A Bouquet of Barbed Wire by Andrea Newman
|A Bouquet of Barbed Wire by Andrea Newman|
|Category: General Fiction|
|Reviewer: Robert James|
|Summary: The infamous story of a father's possessive love for his daughter is shocking, if anything, for how tame it seems today.|
|Buy? Maybe||Borrow? Maybe|
|Pages: 336||Date: September 2010|
|Publisher: Serpent's Tail|
For those of you who've never heard of it, A Bouquet of Barbed Wire was most famous as a landmark 70's TV series based on this 1969 novel by Andrea Newman. I'd never read the book before - in fact I'm not even sure I knew there was a book - or seen the TV series but I was aware of the controversy it created at the time of release so lapped up the chance to read the rerelease, accompanying the remake of the TV series which has just started.
A very quick rundown of the protagonists - middle-aged publisher Peter seems happily married to his wife Cassie, but is fiercely protective - and possessive - of his daughter Prue, who's just got married to American Gavin at the start of the novel. It's clear to everyone, including Gavin and Prue, that Peter is far more interested in Prue than he should be and that his anger over the marriage goes beyond his dislike of Gavin and into sexual jealousy.
This should be dynamite stuff, surely. A hugely taboo subject, a seemingly nice middle-class family, and then the affairs start...

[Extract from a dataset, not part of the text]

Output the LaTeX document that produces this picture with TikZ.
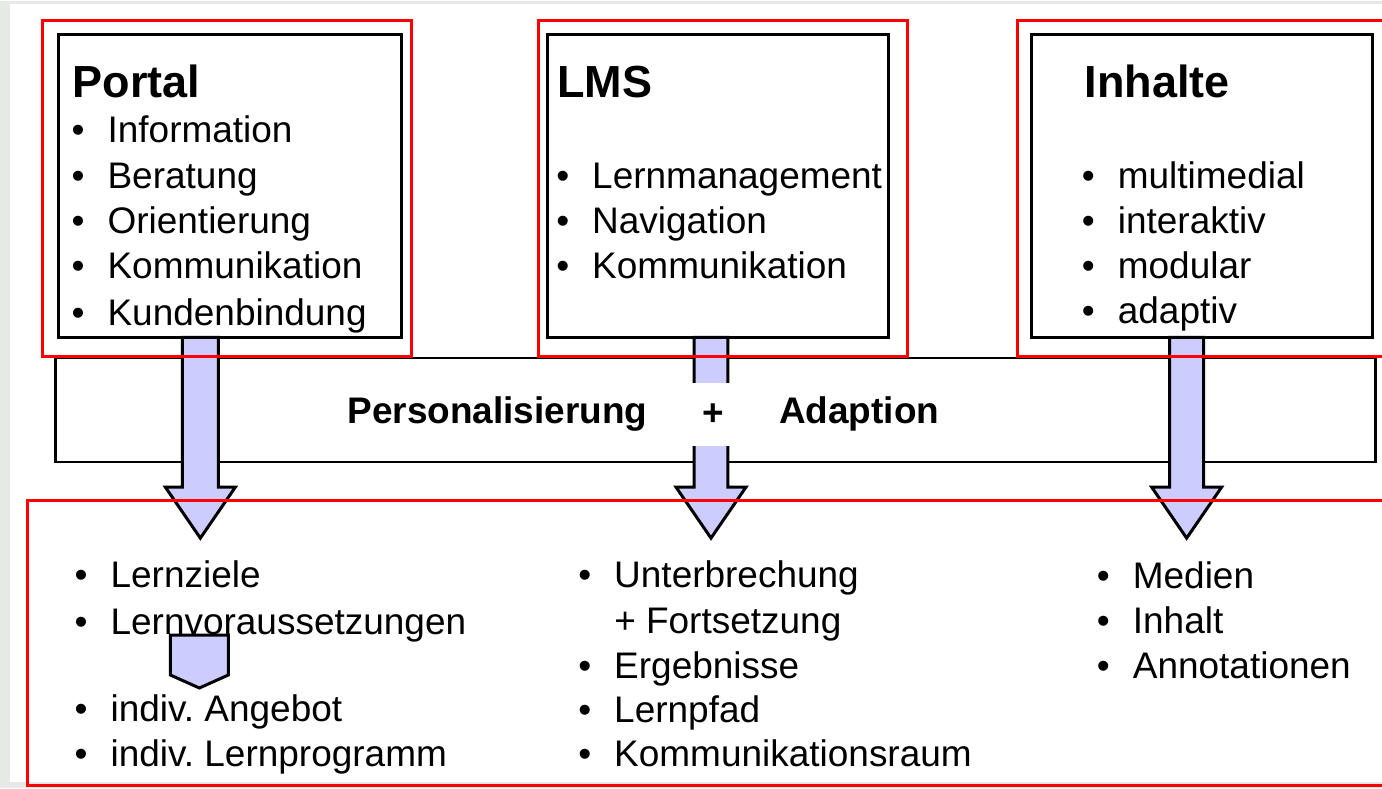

And yet, it's all surprisingly tame. I thought it started off really well, with the small cast - the four referred to above, Peter's two secretaries, and one of his friends being the only significant characters - all being well developed, and was settling into it getting ready for the shocking parts... but things go downhill quite quickly. The shocking parts are simultaneously shocking in what happens (sorry, am trying not to give too much away here!) and disconcertingly uninteresting because at the halfway point or so, people seem to turn into cardboard cutouts. The most guilty of this by a long way is Prue's mother Cassie, who just changes ridiculously. At the start of the novel, she seems to be a reasonably normal lady, and there's one particular scene with Gavin which rang so untrue that it made me completely lose interest in the rest of the book.
It's also incredibly unexplicit - given the amount of sex and taboo-breaking that's going on, somewhat surprising. I'm struggling to see who the appeal is for - the overall subject and its notoriety will put many people off, but the writing style will mean that it's unlikely to appeal to people looking for thrills.
And yet, as I said above, the first half, at least, is really well written. Certainly deserving of a better second half than the one it gets.
Worth checking out if you're keen to see what all the fuss was about, I suppose, but hard to recommend on its own merits.
I'd like to thank the publishers for sending a copy to The Bookbag.
Further reading suggestion: For a sinful pleasure which does rather a better job of delivering (you won't believe how many puns I've resisted there because I'm not sure they're suitable for the site!) I'd like to put forward The Isle of Dogs by Daniel Davies.